Liverpool’s present reality, sitting ninth in the league table and knocked out of two domestic cups that they won last season, is probably attributable to all of the above. Yes, they are at the end of their cycle. This is a fact Klopp himself has acknowledged through his deeds. Sadio Mane, rightly or wrongly, has moved on. Divock Origi, Georginio Wijnaldum and Xherdan Shaqiri are gone too. Meanwhile, new talent like Darwin Nunez, Luis Diaz and Cody Gakpo have arrived in their place. Klopp has been quietly going about this rebuild for a little while now. 
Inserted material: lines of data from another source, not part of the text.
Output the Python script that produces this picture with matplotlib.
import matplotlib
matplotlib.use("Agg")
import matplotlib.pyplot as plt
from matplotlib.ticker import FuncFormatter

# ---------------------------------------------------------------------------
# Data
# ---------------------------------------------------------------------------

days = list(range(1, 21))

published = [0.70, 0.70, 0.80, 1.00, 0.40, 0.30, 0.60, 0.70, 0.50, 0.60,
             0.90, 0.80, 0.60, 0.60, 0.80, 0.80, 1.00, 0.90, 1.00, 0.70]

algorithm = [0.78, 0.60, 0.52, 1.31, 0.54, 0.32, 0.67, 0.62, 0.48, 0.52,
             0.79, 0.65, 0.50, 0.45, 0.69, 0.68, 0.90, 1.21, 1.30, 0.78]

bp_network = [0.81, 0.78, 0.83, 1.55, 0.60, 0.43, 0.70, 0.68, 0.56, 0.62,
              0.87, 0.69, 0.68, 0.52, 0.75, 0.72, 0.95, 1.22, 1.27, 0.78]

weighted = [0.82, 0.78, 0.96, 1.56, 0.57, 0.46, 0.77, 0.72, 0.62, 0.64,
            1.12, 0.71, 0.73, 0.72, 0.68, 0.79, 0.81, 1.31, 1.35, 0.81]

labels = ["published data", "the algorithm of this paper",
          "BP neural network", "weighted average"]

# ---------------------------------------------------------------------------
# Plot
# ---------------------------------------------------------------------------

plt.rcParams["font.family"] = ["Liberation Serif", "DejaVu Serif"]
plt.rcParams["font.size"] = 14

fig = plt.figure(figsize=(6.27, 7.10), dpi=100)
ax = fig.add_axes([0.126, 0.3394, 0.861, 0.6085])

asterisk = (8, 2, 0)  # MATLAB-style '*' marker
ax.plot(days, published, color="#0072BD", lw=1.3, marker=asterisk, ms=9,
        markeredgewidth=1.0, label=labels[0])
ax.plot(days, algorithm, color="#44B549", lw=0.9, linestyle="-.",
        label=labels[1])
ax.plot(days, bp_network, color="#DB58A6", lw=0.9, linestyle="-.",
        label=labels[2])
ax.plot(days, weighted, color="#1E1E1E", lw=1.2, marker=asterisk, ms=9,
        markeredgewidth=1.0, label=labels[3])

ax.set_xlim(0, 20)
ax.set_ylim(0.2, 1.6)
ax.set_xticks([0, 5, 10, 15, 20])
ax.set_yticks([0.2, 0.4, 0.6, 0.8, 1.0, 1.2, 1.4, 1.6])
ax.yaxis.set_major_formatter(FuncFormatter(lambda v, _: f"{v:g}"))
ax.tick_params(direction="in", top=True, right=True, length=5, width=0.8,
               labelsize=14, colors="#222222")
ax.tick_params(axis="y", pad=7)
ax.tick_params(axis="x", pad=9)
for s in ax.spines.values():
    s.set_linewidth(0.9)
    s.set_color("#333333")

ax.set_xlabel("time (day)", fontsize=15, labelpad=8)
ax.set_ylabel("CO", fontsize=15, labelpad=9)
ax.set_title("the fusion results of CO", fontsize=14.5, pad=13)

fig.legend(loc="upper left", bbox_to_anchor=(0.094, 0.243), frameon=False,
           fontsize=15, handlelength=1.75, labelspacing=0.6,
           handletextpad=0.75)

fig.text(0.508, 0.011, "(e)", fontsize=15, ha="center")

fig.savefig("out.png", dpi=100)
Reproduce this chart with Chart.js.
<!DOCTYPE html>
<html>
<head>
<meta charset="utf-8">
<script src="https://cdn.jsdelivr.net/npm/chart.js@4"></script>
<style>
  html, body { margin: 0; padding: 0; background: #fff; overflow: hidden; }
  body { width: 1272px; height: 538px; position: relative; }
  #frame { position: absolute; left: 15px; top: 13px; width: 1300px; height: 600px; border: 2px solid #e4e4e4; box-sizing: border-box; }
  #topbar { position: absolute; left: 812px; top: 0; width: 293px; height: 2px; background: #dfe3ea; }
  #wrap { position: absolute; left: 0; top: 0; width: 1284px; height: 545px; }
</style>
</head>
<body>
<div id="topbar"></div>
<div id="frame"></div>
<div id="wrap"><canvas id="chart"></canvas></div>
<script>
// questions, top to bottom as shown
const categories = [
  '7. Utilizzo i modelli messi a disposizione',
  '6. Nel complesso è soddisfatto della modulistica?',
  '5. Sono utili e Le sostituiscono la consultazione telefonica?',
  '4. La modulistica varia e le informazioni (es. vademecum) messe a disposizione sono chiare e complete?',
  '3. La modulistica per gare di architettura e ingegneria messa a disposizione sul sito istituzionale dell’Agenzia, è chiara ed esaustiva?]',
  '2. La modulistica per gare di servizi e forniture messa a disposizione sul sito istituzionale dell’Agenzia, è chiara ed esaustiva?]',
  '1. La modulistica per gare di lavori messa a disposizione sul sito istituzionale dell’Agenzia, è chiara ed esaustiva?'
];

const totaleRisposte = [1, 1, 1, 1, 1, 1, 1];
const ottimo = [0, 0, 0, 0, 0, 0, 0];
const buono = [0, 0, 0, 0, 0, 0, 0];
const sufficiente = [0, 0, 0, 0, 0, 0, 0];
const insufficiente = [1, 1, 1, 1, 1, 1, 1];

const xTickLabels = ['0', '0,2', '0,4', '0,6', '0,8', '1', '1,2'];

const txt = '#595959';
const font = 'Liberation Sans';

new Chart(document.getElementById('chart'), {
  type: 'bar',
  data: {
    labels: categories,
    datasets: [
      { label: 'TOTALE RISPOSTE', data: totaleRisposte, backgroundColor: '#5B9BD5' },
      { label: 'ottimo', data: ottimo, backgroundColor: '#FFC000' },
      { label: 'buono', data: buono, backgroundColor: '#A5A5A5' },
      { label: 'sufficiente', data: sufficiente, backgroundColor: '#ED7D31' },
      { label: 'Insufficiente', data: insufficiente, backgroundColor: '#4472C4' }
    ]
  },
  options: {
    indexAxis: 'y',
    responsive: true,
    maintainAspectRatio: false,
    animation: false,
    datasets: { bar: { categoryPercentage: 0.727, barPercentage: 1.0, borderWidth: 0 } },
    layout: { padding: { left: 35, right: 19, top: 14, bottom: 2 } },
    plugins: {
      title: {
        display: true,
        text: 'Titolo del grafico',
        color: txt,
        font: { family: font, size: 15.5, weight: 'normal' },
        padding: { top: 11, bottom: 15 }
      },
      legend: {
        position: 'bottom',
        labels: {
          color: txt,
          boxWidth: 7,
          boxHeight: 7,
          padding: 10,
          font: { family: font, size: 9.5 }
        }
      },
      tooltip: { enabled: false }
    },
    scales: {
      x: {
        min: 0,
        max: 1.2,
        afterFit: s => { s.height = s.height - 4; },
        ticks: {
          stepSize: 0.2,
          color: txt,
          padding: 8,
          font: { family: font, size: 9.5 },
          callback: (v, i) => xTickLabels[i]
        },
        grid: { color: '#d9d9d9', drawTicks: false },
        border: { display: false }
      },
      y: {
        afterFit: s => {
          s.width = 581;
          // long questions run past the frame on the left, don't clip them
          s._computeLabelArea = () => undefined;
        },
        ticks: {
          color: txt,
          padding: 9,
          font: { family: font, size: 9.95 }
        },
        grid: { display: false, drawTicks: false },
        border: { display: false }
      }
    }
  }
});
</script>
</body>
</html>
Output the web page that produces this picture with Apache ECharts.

But is it enough? Fans feel the retooling is happening at too slow a pace. The midfield is creaking. There is an overreliance on veterans such as Jordan Henderson and James Milner. Klopp himself is becoming spikier. More closed off to criticism. The siege mentality has been activated. Is he starting a new cycle or is he a man at the end of his tether? 

At the moment that is unclear. We are either in the middle of the rebuild or the beginning of the end. But Klopp has earned the right to write his own ending. The most successful Liverpool manager since the 1980s has taken this club from mediocrity to supremacy once. He should get first dibs on doing it again.